“‘Now, Julian, we don’t want a sermon,’ said Winifred. ‘You know Mildred would never do anything wrong or foolish.’
I reflected a little sadly that this was only too true and hoped I did not appear too much that kind of person to others. Virtue is an excellent thing and we should all strive after it, but it can sometimes be a little depressing.”
First published in 1952, “Excellent Women” is the quiet, nearly pastoral story of Mildred Lathbury. Mildred is a stereotypical British spinster, a prudish busy-body equally entranced and repulsed by others who lives alone in post-war England.
“I suppose an unmarried woman just over thirty, who lives alone and has no apparent ties, must expect to find herself involved or interested in other people’s business, and if she is also a clergyman’s daughter then one might really say that there is no hope for her.”
She is among what she considers to be the ‘excellent women’, women who make men’s lives easier while being wholly invisible to them. Mildred is just what you expect; even her name is achingly perfect. She is delightfully buttoned-up, as is Pym’s writing, which is full of gentle snark and pursed-lip wit.
“He stood looking at me, confidently charming. I noticed that he was holding a bunch of chrysanthemums.
‘These are for you,’ he said, thrusting them at me. I saw that the stems had been broken very roughly and that they were not tied together at all.
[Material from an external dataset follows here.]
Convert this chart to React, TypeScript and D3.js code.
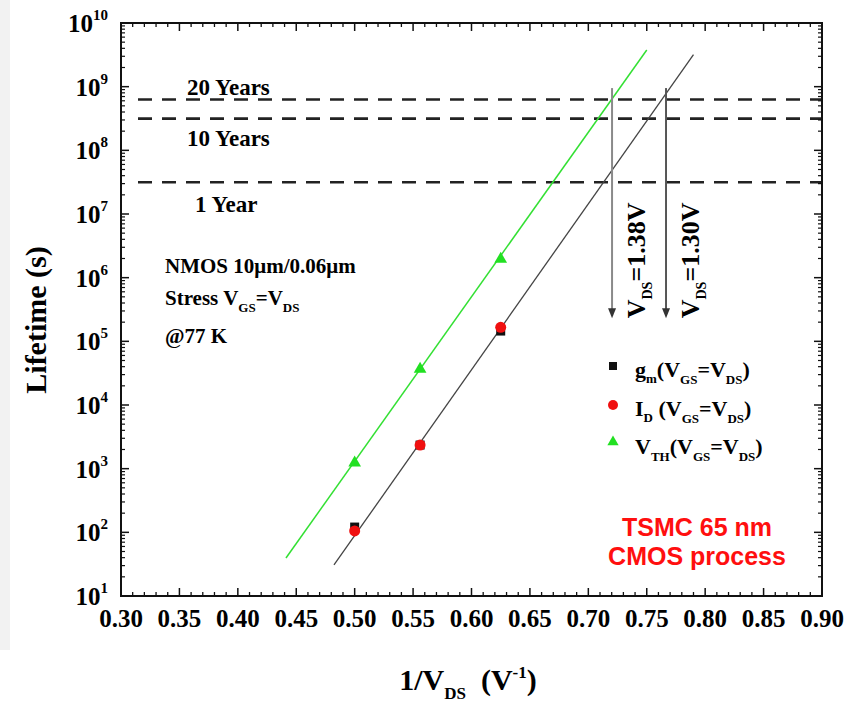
import React from "react";
import * as d3 from "d3";

// 1/VDS (V^-1) at which each stress was applied
const invVds = [0.5, 0.556, 0.625];
// lifetime (s) for each degradation criterion
const gmLifetime = [121, 2350, 1.45e5];
const idLifetime = [105, 2350, 1.66e5];
const vthLifetime = [1230, 3.67e4, 1.95e6];

// fitted lines, endpoints [1/VDS, lifetime]
const blackFit: [number, number][] = [[0.4823, 30.7], [0.79, 3.2e9]];
const greenFit: [number, number][] = [[0.4412, 39.5], [0.75, 3.77e9]];

// lifetime criteria
const criteria = [
  { label: "20 Years", value: 6.3e8 },
  { label: "10 Years", value: 3.15e8 },
  { label: "1 Year", value: 3.15e7 },
];

// extrapolated VDS arrows
const arrows = [
  { x: 0.7203, label: "1.38V", color: "#8a8a8a" },
  { x: 0.7665, label: "1.30V", color: "#555" },
];
const arrowTop = 9.5e8;
const arrowBottom = 2.3e5;

const xTicks = [0.3, 0.35, 0.4, 0.45, 0.5, 0.55, 0.6, 0.65, 0.7, 0.75, 0.8, 0.85, 0.9];
const yExponents = [1, 2, 3, 4, 5, 6, 7, 8, 9, 10];

const W = 849;
const H = 705;
const left = 121, right = 822, top = 23, bottom = 596;
const serif = "'Liberation Serif', 'Times New Roman', serif";
const sans = "'Liberation Sans', Arial, sans-serif";

export default function App() {
  const x = d3.scaleLinear().domain([0.3, 0.9]).range([left, right]);
  const y = d3.scaleLog().domain([10, 1e10]).range([bottom, top]);
  const line = d3.line<[number, number]>().x(d => x(d[0])).y(d => y(d[1]));

  const minorX = d3.range(30, 91).map(v => v / 100).filter(v => Math.round(v * 100) % 5 !== 0);
  const minorY: number[] = [];
  yExponents.slice(0, -1).forEach(e => {
    for (let m = 2; m <= 9; m++) minorY.push(m * Math.pow(10, e));
  });

  const triangle = d3.symbol().type(d3.symbolTriangle).size(70)();

  return (
    <svg width={W} height={H} style={{ display: "block", position: "absolute", left: 0, top: 0 }}
      fontFamily={serif} fontWeight="bold">
      <rect x={0} y={0} width={W} height={H} fill="#fff" />
      <rect x={0} y={0} width={10} height={650} fill="#f2f2f2" />

      {/* criteria lines */}
      {criteria.map(c => (
        <line key={c.label} x1={138} x2={right} y1={y(c.value)} y2={y(c.value)}
          stroke="#222" strokeWidth={2.6} strokeDasharray="14,10" />
      ))}
      <text x={187} y={95} fontSize={23}>20 Years</text>
      <text x={187} y={146} fontSize={23}>10 Years</text>
      <text x={195} y={212} fontSize={23}>1 Year</text>

      {/* fit lines */}
      <path d={line(greenFit) || ""} stroke="#33e033" strokeWidth={1.5} fill="none" />
      <path d={line(blackFit) || ""} stroke="#444" strokeWidth={1.3} fill="none" />

      {/* arrows */}
      {arrows.map(a => (
        <g key={a.label}>
          <line x1={x(a.x)} x2={x(a.x)} y1={y(arrowTop)} y2={y(arrowBottom) - 8}
            stroke={a.color} strokeWidth={2} />
          <path d={`M${x(a.x) - 4},${y(arrowBottom) - 10}L${x(a.x) + 4},${y(arrowBottom) - 10}L${x(a.x)},${y(arrowBottom)}Z`}
            fill="#333" />
          <text transform={`translate(${x(a.x) + 33},${y(arrowBottom)}) rotate(-90)`} fontSize={26}>
            V<tspan fontSize={14} dy={7}>DS</tspan><tspan dy={-7}>={a.label}</tspan>
          </text>
        </g>
      ))}

      {/* data points */}
      {invVds.map((v, i) => (
        <rect key={"g" + i} x={x(v) - 4.5} y={y(gmLifetime[i]) - 4.5} width={9} height={9} fill="#111" />
      ))}
      {invVds.map((v, i) => (
        <circle key={"i" + i} cx={x(v)} cy={y(idLifetime[i])} r={5.5} fill="#f01010" />
      ))}
      {invVds.map((v, i) => (
        <path key={"t" + i} d={triangle || ""} transform={`translate(${x(v)},${y(vthLifetime[i])})`} fill="#22e022" />
      ))}

      {/* annotation */}
      <text x={165} y={273} fontSize={21}>NMOS 10μm/0.06μm</text>
      <text x={165} y={305} fontSize={21}>
        Stress V<tspan fontSize={13} dy={7}>GS</tspan><tspan dy={-7}>=V</tspan><tspan fontSize={13} dy={7}>DS</tspan>
      </text>
      <text x={165} y={343} fontSize={21}>@77 K</text>

      {/* legend */}
      <rect x={609} y={362} width={8} height={8} fill="#111" />
      <text x={635} y={377} fontSize={22}>
        g<tspan fontSize={13} dy={6}>m</tspan><tspan dy={-6}>(V</tspan><tspan fontSize={13} dy={7}>GS</tspan><tspan dy={-7}>=V</tspan><tspan fontSize={13} dy={7}>DS</tspan><tspan dy={-7}>)</tspan>
      </text>
      <circle cx={613} cy={405} r={5} fill="#f01010" />
      <text x={635} y={416} fontSize={22}>
        I<tspan fontSize={13} dy={6}>D</tspan><tspan dy={-6}> (V</tspan><tspan fontSize={13} dy={7}>GS</tspan><tspan dy={-7}>=V</tspan><tspan fontSize={13} dy={7}>DS</tspan><tspan dy={-7}>)</tspan>
      </text>
      <path d={d3.symbol().type(d3.symbolTriangle).size(55)() || ""} transform="translate(613,442)" fill="#22e022" />
      <text x={635} y={454} fontSize={22}>
        V<tspan fontSize={13} dy={7}>TH</tspan><tspan dy={-7}>(V</tspan><tspan fontSize={13} dy={7}>GS</tspan><tspan dy={-7}>=V</tspan><tspan fontSize={13} dy={7}>DS</tspan><tspan dy={-7}>)</tspan>
      </text>

      <text x={697} y={536} fontSize={25} fontFamily={sans} fill="#ff0f0f" textAnchor="middle">TSMC 65 nm</text>
      <text x={697} y={565} fontSize={25} fontFamily={sans} fill="#ff0f0f" textAnchor="middle">CMOS process</text>

      {/* frame and ticks */}
      <rect x={left} y={top} width={right - left} height={bottom - top} fill="none" stroke="#111" strokeWidth={2} />
      {xTicks.map(t => (
        <g key={"xt" + t}>
          <line x1={x(t)} x2={x(t)} y1={bottom} y2={bottom - 8} stroke="#111" strokeWidth={1.5} />
          <line x1={x(t)} x2={x(t)} y1={top} y2={top + 8} stroke="#111" strokeWidth={1.5} />
          <text x={x(t)} y={627} fontSize={25} textAnchor="middle">{t.toFixed(2)}</text>
        </g>
      ))}
      {minorX.map(t => (
        <g key={"xm" + t}>
          <line x1={x(t)} x2={x(t)} y1={bottom} y2={bottom - 4} stroke="#111" strokeWidth={1.3} />
          <line x1={x(t)} x2={x(t)} y1={top} y2={top + 4} stroke="#111" strokeWidth={1.3} />
        </g>
      ))}
      {yExponents.map(e => (
        <g key={"yt" + e}>
          <line x1={left} x2={left + 8} y1={y(Math.pow(10, e))} y2={y(Math.pow(10, e))} stroke="#111" strokeWidth={1.5} />
          <line x1={right} x2={right - 8} y1={y(Math.pow(10, e))} y2={y(Math.pow(10, e))} stroke="#111" strokeWidth={1.5} />
          <text x={108} y={y(Math.pow(10, e)) + 9} fontSize={25} textAnchor="end">
            10<tspan fontSize={15} dy={-12}>{e}</tspan>
          </text>
        </g>
      ))}
      {minorY.map(v => (
        <g key={"ym" + v}>
          <line x1={left} x2={left + 4} y1={y(v)} y2={y(v)} stroke="#111" strokeWidth={1.2} />
          <line x1={right} x2={right - 4} y1={y(v)} y2={y(v)} stroke="#111" strokeWidth={1.2} />
        </g>
      ))}

      {/* axis titles */}
      <text transform="translate(46,320) rotate(-90)" fontSize={30} textAnchor="middle">Lifetime (s)</text>
      <text x={468} y={690} fontSize={30} textAnchor="middle">
        1/V<tspan fontSize={17} dy={9}>DS</tspan><tspan dy={-9}>{"\u00a0\u00a0(V"}</tspan><tspan fontSize={17} dy={-12}>-1</tspan><tspan dy={12}>)</tspan>
      </text>
    </svg>
  );
}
‘Are they out of your garden?’ I asked.
‘Yes; I snatched them as I was hurrying for the train.’
Somehow they seemed a little less desirable now. He had not chosen them, had not gone into a shop for that purpose, they had just happened to be there. If he had gone into a shop and chosen them . . . I pulled myself up and told myself to stop these ridiculous thoughts, wondering why it is that we can never stop trying to analyse the motives of people who have no personal interest in us, in the vain hope of fining that perhaps they may have just a little after all.”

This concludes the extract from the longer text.